**Stated problem:** Set down the full listing exactly as given. Any pictures are to be left out.

**Data shown:**
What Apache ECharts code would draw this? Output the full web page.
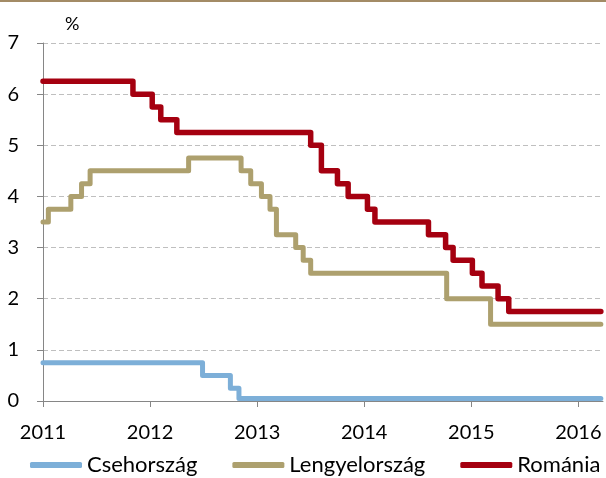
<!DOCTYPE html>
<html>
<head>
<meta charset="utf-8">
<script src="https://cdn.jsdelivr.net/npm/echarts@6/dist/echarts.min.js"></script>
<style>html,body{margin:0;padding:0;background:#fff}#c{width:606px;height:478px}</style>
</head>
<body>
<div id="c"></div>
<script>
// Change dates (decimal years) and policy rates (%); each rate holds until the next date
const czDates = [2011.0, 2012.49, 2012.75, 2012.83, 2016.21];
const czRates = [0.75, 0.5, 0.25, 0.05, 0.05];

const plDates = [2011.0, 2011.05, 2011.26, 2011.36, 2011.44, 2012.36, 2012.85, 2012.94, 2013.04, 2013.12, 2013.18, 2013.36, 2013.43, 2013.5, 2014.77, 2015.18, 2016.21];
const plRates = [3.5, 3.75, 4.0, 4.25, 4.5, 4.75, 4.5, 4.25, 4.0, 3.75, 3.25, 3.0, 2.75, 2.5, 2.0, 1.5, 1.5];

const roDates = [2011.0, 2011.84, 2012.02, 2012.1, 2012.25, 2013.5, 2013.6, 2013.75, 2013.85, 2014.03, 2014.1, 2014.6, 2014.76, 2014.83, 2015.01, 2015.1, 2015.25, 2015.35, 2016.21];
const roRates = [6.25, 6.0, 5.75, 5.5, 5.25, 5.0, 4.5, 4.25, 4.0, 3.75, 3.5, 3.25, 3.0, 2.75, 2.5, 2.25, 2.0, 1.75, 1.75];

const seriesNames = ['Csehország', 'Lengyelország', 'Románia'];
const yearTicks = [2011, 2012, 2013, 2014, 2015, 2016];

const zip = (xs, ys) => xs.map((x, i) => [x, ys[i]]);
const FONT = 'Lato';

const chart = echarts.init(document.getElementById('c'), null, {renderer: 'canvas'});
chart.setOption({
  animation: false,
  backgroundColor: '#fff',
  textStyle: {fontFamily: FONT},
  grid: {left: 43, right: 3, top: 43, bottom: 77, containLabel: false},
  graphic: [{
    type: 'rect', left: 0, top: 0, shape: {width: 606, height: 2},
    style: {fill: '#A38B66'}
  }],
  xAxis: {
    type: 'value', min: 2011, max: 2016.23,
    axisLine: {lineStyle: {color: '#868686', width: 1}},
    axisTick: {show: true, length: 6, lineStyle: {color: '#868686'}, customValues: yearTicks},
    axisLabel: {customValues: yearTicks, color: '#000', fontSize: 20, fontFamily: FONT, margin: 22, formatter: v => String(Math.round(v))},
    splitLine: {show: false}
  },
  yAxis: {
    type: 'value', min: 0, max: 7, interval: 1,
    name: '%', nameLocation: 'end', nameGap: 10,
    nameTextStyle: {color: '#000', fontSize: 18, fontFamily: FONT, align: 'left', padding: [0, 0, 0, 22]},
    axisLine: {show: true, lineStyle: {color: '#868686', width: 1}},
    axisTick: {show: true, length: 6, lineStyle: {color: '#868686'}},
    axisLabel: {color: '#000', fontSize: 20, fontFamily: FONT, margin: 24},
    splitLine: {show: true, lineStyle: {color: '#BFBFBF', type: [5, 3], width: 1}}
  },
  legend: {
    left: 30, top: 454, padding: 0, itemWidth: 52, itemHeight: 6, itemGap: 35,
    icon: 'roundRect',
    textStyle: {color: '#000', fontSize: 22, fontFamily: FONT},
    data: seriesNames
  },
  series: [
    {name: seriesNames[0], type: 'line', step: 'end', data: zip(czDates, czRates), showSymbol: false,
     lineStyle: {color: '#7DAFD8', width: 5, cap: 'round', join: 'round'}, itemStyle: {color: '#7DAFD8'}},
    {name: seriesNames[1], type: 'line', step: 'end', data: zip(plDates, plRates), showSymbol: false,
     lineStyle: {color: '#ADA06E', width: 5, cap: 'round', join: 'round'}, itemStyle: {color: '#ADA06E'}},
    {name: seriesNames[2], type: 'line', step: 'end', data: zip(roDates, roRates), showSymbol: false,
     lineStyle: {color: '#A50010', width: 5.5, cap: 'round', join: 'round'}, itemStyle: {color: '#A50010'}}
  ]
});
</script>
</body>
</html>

**Finished exercise:**
What Apache ECharts code would draw this? Output the full web page.
<!DOCTYPE html>
<html>
<head>
<meta charset="utf-8">
<script src="https://cdn.jsdelivr.net/npm/echarts@6/dist/echarts.min.js"></script>
<style>html,body{margin:0;padding:0;background:#fff}#c{width:606px;height:478px}</style>
</head>
<body>
<div id="c"></div>
<script>
// Change dates (decimal years) and policy rates (%); each rate holds until the next date
const czDates = [2011.0, 2012.49, 2012.75, 2012.83, 2016.21];
const czRates = [0.75, 0.5, 0.25, 0.05, 0.05];

const plDates = [2011.0, 2011.05, 2011.26, 2011.36, 2011.44, 2012.36, 2012.85, 2012.94, 2013.04, 2013.12, 2013.18, 2013.36, 2013.43, 2013.5, 2014.77, 2015.18, 2016.21];
const plRates = [3.5, 3.75, 4.0, 4.25, 4.5, 4.75, 4.5, 4.25, 4.0, 3.75, 3.25, 3.0, 2.75, 2.5, 2.0, 1.5, 1.5];

const roDates = [2011.0, 2011.84, 2012.02, 2012.1, 2012.25, 2013.5, 2013.6, 2013.75, 2013.85, 2014.03, 2014.1, 2014.6, 2014.76, 2014.83, 2015.01, 2015.1, 2015.25, 2015.35, 2016.21];
const roRates = [6.25, 6.0, 5.75, 5.5, 5.25, 5.0, 4.5, 4.25, 4.0, 3.75, 3.5, 3.25, 3.0, 2.75, 2.5, 2.25, 2.0, 1.75, 1.75];

const seriesNames = ['Csehország', 'Lengyelország', 'Románia'];
const yearTicks = [2011, 2012, 2013, 2014, 2015, 2016];

const zip = (xs, ys) => xs.map((x, i) => [x, ys[i]]);
const FONT = 'Lato';

const chart = echarts.init(document.getElementById('c'), null, {renderer: 'canvas'});
chart.setOption({
  animation: false,
  backgroundColor: '#fff',
  textStyle: {fontFamily: FONT},
  grid: {left: 43, right: 3, top: 43, bottom: 77, containLabel: false},
  graphic: [{
    type: 'rect', left: 0, top: 0, shape: {width: 606, height: 2},
    style: {fill: '#A38B66'}
  }],
  xAxis: {
    type: 'value', min: 2011, max: 2016.23,
    axisLine: {lineStyle: {color: '#868686', width: 1}},
    axisTick: {show: true, length: 6, lineStyle: {color: '#868686'}, customValues: yearTicks},
    axisLabel: {customValues: yearTicks, color: '#000', fontSize: 20, fontFamily: FONT, margin: 22, formatter: v => String(Math.round(v))},
    splitLine: {show: false}
  },
  yAxis: {
    type: 'value', min: 0, max: 7, interval: 1,
    name: '%', nameLocation: 'end', nameGap: 10,
    nameTextStyle: {color: '#000', fontSize: 18, fontFamily: FONT, align: 'left', padding: [0, 0, 0, 22]},
    axisLine: {show: true, lineStyle: {color: '#868686', width: 1}},
    axisTick: {show: true, length: 6, lineStyle: {color: '#868686'}},
    axisLabel: {color: '#000', fontSize: 20, fontFamily: FONT, margin: 24},
    splitLine: {show: true, lineStyle: {color: '#BFBFBF', type: [5, 3], width: 1}}
  },
  legend: {
    left: 30, top: 454, padding: 0, itemWidth: 52, itemHeight: 6, itemGap: 35,
    icon: 'roundRect',
    textStyle: {color: '#000', fontSize: 22, fontFamily: FONT},
    data: seriesNames
  },
  series: [
    {name: seriesNames[0], type: 'line', step: 'end', data: zip(czDates, czRates), showSymbol: false,
     lineStyle: {color: '#7DAFD8', width: 5, cap: 'round', join: 'round'}, itemStyle: {color: '#7DAFD8'}},
    {name: seriesNames[1], type: 'line', step: 'end', data: zip(plDates, plRates), showSymbol: false,
     lineStyle: {color: '#ADA06E', width: 5, cap: 'round', join: 'round'}, itemStyle: {color: '#ADA06E'}},
    {name: seriesNames[2], type: 'line', step: 'end', data: zip(roDates, roRates), showSymbol: false,
     lineStyle: {color: '#A50010', width: 5.5, cap: 'round', join: 'round'}, itemStyle: {color: '#A50010'}}
  ]
});
</script>
</body>
</html>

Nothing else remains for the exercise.